THE EXERCISE: Transcribe the listing verbatim. Do not carry over any pictures.

GIVEN DATA:
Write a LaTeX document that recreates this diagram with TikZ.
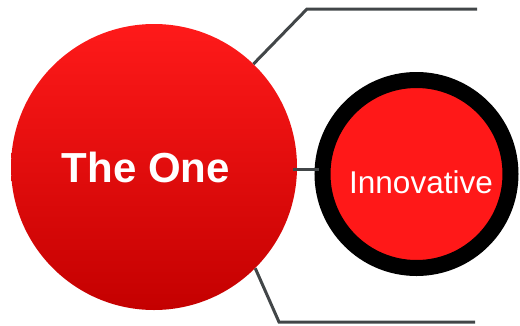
\documentclass[tikz,border=0pt]{standalone}
\usepackage{fontspec}
\setmainfont{Liberation Sans}
\usetikzlibrary{positioning, calc}

\definecolor{redtop}{RGB}{255,26,26}
\definecolor{redbot}{RGB}{196,0,0}
\definecolor{redfill}{RGB}{255,24,24}
\definecolor{linegray}{RGB}{66,70,72}

\begin{document}
\begin{tikzpicture}[
    x=1pt, y=-1pt,
    % Styles
    bigball/.style={ % main circle
        circle,
        minimum size=286pt,
        inner sep=0pt,
        top color=redtop,
        bottom color=redbot,
        text=white,
        font=\bfseries\fontsize{42}{48}\selectfont
    },
    ringball/.style={ % circle with black ring
        circle,
        minimum size=188pt,
        inner sep=0pt,
        draw=black,
        line width=16pt,
        fill=redfill,
        text=white,
        text height=38pt,
        text depth=0pt,
        font=\fontsize{31.5}{36}\selectfont
    },
    link/.style={ % connector lines
        draw=linegray,
        line width=3pt
    }
]

    % Frame
    \useasboundingbox (0,0) rectangle (520,325);

    % Circles
    \node[bigball] (one) at (154,167) {The One\hspace*{16pt}};
    \node[ringball] (innov) at (416.5,174) {\hspace*{9pt}Innovative};

    % Free ends of the connectors
    \coordinate (topbend) at (307,9);
    \coordinate (topend) at (477,9);
    \coordinate (botbend) at (279,322);
    \coordinate (botend) at (475,322);

    % Connectors
    \draw[link] (one.46) -- (topbend) -- (topend);
    \draw[link] (one.-45) -- (botbend) -- (botend);
    \draw[link] ([shift={(-4pt,-2pt)}]one.east) -- ([shift={(4pt,-2pt)}]one.east -| innov.west);

\end{tikzpicture}
\end{document}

TASK OUTPUT:
Write a LaTeX document that recreates this diagram with TikZ.
\documentclass[tikz,border=0pt]{standalone}
\usepackage{fontspec}
\setmainfont{Liberation Sans}
\usetikzlibrary{positioning, calc}

\definecolor{redtop}{RGB}{255,26,26}
\definecolor{redbot}{RGB}{196,0,0}
\definecolor{redfill}{RGB}{255,24,24}
\definecolor{linegray}{RGB}{66,70,72}

\begin{document}
\begin{tikzpicture}[
    x=1pt, y=-1pt,
    % Styles
    bigball/.style={ % main circle
        circle,
        minimum size=286pt,
        inner sep=0pt,
        top color=redtop,
        bottom color=redbot,
        text=white,
        font=\bfseries\fontsize{42}{48}\selectfont
    },
    ringball/.style={ % circle with black ring
        circle,
        minimum size=188pt,
        inner sep=0pt,
        draw=black,
        line width=16pt,
        fill=redfill,
        text=white,
        text height=38pt,
        text depth=0pt,
        font=\fontsize{31.5}{36}\selectfont
    },
    link/.style={ % connector lines
        draw=linegray,
        line width=3pt
    }
]

    % Frame
    \useasboundingbox (0,0) rectangle (520,325);

    % Circles
    \node[bigball] (one) at (154,167) {The One\hspace*{16pt}};
    \node[ringball] (innov) at (416.5,174) {\hspace*{9pt}Innovative};

    % Free ends of the connectors
    \coordinate (topbend) at (307,9);
    \coordinate (topend) at (477,9);
    \coordinate (botbend) at (279,322);
    \coordinate (botend) at (475,322);

    % Connectors
    \draw[link] (one.46) -- (topbend) -- (topend);
    \draw[link] (one.-45) -- (botbend) -- (botend);
    \draw[link] ([shift={(-4pt,-2pt)}]one.east) -- ([shift={(4pt,-2pt)}]one.east -| innov.west);

\end{tikzpicture}
\end{document}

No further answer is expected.